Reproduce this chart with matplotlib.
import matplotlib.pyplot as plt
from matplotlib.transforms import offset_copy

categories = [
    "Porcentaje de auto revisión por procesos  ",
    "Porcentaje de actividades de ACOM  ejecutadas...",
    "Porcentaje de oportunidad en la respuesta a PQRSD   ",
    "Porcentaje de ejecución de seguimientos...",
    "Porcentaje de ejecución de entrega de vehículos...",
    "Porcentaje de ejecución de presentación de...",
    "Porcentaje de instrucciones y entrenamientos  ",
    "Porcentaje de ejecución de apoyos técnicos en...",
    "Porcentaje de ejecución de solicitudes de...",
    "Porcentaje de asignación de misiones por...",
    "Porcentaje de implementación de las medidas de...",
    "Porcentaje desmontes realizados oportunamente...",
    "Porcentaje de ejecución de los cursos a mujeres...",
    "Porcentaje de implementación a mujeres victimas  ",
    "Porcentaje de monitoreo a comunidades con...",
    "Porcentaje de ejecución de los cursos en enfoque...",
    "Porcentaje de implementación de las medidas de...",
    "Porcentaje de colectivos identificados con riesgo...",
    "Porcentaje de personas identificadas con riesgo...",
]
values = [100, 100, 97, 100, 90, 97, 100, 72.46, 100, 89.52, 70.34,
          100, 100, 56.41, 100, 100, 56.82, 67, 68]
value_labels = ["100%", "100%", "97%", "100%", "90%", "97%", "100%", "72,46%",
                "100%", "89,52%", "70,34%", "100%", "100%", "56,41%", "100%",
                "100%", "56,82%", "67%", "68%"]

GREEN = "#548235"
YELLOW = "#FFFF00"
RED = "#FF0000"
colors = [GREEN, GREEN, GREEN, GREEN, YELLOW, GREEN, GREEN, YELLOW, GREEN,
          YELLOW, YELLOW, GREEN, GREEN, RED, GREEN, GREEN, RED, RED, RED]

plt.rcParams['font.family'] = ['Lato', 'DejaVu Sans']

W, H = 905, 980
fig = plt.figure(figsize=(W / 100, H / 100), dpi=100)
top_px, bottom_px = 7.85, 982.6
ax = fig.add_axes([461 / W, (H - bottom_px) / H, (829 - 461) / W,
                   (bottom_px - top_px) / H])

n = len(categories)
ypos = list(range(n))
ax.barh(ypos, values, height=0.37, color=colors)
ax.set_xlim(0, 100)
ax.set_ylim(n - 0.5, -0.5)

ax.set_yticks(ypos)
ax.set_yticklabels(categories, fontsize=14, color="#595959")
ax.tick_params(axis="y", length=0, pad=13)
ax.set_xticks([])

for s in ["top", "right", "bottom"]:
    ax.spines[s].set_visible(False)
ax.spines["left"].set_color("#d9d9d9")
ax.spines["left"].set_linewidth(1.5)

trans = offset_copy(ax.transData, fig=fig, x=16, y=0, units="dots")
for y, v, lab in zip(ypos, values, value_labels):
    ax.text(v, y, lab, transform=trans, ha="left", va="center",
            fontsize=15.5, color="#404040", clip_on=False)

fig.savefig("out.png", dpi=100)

### To do
Up to and including the line with "from matplotlib.transforms import offset_copy", repeat the data exactly, starting from its first line; nothing else belongs in the response.

### Answer to the problem
Reproduce this chart with matplotlib.
import matplotlib.pyplot as plt
from matplotlib.transforms import offset_copy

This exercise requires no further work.